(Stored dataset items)
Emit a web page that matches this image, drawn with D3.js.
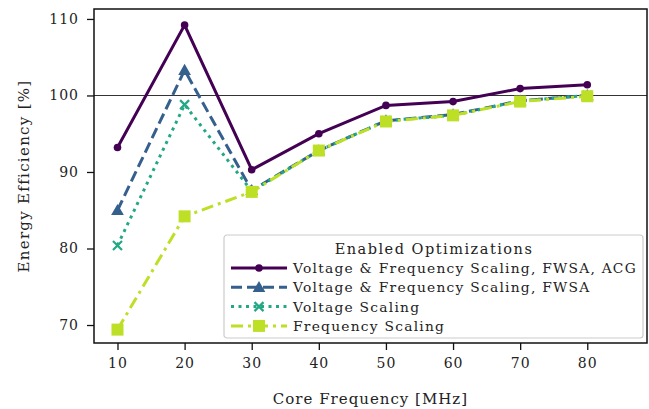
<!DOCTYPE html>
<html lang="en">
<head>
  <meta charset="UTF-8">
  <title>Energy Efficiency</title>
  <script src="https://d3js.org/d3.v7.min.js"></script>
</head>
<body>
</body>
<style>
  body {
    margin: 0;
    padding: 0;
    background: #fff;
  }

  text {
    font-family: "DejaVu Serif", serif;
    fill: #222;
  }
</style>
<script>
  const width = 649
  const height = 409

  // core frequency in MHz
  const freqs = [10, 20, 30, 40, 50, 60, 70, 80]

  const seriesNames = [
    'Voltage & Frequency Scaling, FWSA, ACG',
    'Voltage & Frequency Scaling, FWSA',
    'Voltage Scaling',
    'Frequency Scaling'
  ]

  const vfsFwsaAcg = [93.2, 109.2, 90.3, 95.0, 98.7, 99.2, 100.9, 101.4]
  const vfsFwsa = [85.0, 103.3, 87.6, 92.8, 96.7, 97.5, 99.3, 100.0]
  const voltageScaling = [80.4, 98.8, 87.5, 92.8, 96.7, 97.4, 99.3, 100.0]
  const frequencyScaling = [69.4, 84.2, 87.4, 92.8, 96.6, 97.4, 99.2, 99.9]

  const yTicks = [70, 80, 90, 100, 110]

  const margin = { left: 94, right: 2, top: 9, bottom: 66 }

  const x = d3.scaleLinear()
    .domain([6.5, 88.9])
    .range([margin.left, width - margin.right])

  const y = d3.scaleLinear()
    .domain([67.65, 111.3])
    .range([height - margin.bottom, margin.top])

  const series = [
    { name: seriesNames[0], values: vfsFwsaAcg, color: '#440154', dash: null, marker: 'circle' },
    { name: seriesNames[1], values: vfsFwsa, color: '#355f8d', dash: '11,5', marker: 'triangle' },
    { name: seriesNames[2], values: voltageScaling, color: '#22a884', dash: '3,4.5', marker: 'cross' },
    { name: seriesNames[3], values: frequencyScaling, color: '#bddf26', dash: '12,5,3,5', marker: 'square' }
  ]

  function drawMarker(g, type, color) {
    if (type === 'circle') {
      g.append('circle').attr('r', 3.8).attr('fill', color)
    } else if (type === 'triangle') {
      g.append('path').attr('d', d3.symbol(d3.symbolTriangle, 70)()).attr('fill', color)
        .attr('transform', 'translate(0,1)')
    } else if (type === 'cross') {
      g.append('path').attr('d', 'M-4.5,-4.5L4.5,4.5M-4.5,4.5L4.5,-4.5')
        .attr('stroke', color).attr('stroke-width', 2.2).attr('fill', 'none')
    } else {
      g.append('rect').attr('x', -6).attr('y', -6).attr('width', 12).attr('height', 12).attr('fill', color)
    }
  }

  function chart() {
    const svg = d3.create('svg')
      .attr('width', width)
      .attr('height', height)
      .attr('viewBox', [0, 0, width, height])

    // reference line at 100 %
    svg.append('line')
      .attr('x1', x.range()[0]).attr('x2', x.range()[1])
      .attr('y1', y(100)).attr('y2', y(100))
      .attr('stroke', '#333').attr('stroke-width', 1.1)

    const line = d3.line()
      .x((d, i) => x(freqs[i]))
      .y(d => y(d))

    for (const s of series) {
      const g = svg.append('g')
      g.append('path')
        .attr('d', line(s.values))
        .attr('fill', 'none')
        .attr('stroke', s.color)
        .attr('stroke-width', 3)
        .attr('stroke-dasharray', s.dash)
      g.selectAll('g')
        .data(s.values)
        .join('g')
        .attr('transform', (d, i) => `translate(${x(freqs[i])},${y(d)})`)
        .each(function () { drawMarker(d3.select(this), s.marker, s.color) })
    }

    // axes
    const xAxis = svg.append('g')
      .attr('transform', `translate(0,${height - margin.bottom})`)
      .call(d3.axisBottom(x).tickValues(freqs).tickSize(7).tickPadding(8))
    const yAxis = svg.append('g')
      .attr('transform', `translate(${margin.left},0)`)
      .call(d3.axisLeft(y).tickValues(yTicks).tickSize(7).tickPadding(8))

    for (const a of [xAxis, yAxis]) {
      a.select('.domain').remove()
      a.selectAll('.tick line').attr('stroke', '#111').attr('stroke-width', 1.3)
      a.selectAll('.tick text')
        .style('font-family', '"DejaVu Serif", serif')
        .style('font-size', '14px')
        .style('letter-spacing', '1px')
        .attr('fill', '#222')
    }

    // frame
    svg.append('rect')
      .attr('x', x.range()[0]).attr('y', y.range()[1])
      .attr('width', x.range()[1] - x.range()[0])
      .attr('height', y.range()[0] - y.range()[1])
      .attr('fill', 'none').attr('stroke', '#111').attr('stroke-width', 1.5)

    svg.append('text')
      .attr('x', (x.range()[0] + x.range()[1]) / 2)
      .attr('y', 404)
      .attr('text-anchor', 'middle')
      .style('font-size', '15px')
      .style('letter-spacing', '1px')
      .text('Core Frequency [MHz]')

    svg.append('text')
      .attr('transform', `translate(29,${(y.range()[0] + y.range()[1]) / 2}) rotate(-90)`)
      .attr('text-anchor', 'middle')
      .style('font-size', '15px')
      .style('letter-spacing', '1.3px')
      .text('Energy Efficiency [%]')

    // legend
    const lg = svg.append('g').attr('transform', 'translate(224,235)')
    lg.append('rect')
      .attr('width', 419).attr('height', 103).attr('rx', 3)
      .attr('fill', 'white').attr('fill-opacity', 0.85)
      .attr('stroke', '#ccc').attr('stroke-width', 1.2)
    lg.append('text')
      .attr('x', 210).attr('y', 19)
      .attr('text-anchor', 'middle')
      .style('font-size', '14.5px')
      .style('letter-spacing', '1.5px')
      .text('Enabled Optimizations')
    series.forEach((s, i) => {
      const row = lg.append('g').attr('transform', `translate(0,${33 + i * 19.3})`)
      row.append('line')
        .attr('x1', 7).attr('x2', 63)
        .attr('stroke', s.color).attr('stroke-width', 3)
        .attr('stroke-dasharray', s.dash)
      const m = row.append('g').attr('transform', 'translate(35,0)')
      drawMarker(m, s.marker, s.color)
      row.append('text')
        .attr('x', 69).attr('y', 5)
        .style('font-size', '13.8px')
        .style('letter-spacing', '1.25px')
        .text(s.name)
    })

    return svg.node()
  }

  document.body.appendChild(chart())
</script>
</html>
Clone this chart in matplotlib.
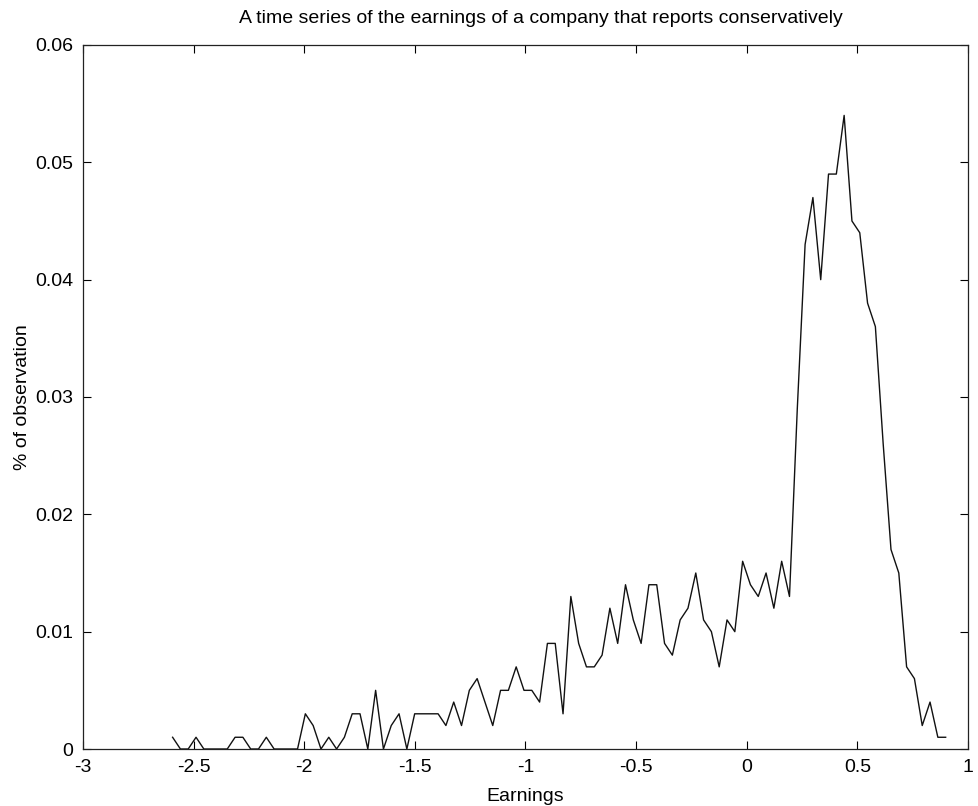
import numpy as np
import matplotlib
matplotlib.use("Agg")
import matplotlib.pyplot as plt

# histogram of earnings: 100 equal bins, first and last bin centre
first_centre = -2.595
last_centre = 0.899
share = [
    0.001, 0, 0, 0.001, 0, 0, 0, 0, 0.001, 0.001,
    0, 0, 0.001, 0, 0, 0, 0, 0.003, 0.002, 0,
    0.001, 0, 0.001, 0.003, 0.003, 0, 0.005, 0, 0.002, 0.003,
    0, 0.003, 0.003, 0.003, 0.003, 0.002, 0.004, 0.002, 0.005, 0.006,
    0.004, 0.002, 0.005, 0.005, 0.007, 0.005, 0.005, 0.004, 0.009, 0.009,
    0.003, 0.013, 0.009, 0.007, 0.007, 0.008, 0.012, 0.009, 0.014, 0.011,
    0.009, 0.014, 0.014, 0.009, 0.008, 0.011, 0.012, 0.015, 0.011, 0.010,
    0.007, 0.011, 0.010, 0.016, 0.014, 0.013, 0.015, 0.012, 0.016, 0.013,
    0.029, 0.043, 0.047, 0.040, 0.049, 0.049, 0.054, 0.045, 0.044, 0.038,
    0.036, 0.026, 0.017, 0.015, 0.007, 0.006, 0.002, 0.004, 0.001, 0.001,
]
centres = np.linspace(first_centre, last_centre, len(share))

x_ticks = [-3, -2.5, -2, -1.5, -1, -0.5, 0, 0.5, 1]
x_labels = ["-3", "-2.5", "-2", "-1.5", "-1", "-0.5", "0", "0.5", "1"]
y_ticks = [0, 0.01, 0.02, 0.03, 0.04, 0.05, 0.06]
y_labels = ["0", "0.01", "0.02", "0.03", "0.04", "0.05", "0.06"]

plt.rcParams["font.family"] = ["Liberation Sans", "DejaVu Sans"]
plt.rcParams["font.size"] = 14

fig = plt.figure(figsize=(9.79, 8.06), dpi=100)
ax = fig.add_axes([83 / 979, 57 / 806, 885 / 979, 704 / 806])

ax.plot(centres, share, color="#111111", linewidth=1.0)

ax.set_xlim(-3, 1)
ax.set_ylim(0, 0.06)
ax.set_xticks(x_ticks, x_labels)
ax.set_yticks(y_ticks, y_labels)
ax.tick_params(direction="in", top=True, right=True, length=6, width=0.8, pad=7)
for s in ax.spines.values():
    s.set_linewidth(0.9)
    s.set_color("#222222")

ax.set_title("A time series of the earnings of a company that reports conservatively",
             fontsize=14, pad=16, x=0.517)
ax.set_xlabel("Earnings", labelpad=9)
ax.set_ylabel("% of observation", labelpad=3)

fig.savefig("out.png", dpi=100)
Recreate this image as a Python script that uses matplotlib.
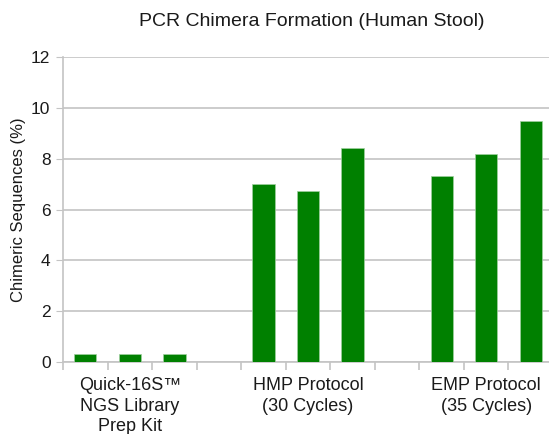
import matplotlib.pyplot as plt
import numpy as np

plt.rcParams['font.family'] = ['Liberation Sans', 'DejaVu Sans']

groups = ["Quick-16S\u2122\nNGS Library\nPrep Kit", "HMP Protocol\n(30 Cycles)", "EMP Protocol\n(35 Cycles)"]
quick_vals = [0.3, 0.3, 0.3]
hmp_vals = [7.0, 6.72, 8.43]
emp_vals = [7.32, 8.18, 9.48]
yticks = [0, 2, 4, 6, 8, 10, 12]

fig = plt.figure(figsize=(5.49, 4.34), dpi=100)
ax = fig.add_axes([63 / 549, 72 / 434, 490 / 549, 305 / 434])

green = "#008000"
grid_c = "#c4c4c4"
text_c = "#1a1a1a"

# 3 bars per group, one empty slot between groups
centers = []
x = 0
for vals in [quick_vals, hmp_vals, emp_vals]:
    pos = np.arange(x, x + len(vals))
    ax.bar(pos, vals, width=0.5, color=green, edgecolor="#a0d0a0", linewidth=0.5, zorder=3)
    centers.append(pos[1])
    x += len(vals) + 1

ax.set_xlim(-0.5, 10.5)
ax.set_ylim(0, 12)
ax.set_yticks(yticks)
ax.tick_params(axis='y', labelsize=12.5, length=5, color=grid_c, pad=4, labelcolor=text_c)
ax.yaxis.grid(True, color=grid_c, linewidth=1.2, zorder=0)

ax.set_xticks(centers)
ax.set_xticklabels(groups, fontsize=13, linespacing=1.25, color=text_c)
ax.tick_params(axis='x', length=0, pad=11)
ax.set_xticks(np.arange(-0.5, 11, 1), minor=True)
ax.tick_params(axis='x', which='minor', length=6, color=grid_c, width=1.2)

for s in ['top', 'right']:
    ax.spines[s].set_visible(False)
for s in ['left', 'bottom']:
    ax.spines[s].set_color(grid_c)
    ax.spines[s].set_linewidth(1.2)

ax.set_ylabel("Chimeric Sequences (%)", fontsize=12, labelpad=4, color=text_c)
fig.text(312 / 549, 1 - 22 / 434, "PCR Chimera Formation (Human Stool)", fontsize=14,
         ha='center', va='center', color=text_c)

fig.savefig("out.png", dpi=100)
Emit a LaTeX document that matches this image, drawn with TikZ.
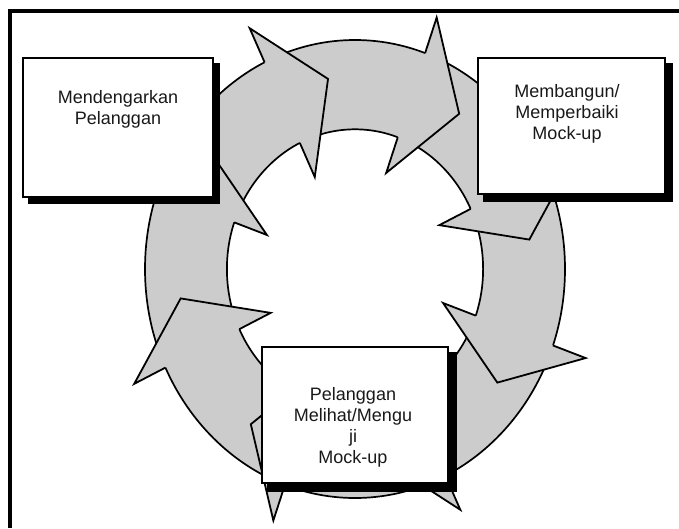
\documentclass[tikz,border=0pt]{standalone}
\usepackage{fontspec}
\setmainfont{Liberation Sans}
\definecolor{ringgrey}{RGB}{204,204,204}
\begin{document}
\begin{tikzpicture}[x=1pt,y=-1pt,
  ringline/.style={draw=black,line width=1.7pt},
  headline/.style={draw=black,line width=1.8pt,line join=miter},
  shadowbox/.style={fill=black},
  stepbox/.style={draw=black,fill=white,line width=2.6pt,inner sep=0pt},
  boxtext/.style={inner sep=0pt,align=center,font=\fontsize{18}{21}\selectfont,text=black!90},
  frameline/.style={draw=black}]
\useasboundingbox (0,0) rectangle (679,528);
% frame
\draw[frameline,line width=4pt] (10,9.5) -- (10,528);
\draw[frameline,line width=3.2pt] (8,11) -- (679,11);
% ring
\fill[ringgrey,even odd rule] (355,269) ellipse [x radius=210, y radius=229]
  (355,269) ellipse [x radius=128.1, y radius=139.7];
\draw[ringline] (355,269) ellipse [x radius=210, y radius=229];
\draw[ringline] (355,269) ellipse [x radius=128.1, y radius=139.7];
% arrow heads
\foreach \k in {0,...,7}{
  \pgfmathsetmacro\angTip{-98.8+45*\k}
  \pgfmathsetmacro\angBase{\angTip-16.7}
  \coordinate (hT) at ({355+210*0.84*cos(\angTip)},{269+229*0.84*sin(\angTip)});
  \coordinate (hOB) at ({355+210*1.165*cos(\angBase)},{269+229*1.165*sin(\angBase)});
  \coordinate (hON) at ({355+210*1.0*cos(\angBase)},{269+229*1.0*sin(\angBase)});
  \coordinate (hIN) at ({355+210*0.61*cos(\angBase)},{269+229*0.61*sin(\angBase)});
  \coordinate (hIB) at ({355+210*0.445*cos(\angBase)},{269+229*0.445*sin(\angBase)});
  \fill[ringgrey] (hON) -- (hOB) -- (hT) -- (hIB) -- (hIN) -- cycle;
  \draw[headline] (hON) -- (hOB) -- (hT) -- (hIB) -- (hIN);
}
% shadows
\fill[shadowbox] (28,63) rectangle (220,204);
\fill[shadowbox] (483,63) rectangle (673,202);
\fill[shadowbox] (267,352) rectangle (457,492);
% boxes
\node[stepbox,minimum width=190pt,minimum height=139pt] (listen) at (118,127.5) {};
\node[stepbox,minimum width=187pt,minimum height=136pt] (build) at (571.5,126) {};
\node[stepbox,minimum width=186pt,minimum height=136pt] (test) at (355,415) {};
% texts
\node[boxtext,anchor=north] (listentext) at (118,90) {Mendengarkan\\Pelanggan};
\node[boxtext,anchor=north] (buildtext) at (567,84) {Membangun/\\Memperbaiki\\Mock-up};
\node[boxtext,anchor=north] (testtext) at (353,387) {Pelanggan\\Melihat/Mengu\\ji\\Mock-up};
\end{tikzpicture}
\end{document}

*Given instruction*: Transcribe, exactly as written, the lines starting at the one with "Recreate this image" and ending at the one with "ax.spines[s].set_linewidth(1.2)", and nothing more. Pictures are not part of the copy.

*Solution*:
Recreate this image as a Python script that uses matplotlib.
import matplotlib.pyplot as plt
import numpy as np

plt.rcParams['font.family'] = ['Liberation Sans', 'DejaVu Sans']

groups = ["Quick-16S\u2122\nNGS Library\nPrep Kit", "HMP Protocol\n(30 Cycles)", "EMP Protocol\n(35 Cycles)"]
quick_vals = [0.3, 0.3, 0.3]
hmp_vals = [7.0, 6.72, 8.43]
emp_vals = [7.32, 8.18, 9.48]
yticks = [0, 2, 4, 6, 8, 10, 12]

fig = plt.figure(figsize=(5.49, 4.34), dpi=100)
ax = fig.add_axes([63 / 549, 72 / 434, 490 / 549, 305 / 434])

green = "#008000"
grid_c = "#c4c4c4"
text_c = "#1a1a1a"

# 3 bars per group, one empty slot between groups
centers = []
x = 0
for vals in [quick_vals, hmp_vals, emp_vals]:
    pos = np.arange(x, x + len(vals))
    ax.bar(pos, vals, width=0.5, color=green, edgecolor="#a0d0a0", linewidth=0.5, zorder=3)
    centers.append(pos[1])
    x += len(vals) + 1

ax.set_xlim(-0.5, 10.5)
ax.set_ylim(0, 12)
ax.set_yticks(yticks)
ax.tick_params(axis='y', labelsize=12.5, length=5, color=grid_c, pad=4, labelcolor=text_c)
ax.yaxis.grid(True, color=grid_c, linewidth=1.2, zorder=0)

ax.set_xticks(centers)
ax.set_xticklabels(groups, fontsize=13, linespacing=1.25, color=text_c)
ax.tick_params(axis='x', length=0, pad=11)
ax.set_xticks(np.arange(-0.5, 11, 1), minor=True)
ax.tick_params(axis='x', which='minor', length=6, color=grid_c, width=1.2)

for s in ['top', 'right']:
    ax.spines[s].set_visible(False)
for s in ['left', 'bottom']:
    ax.spines[s].set_color(grid_c)
    ax.spines[s].set_linewidth(1.2)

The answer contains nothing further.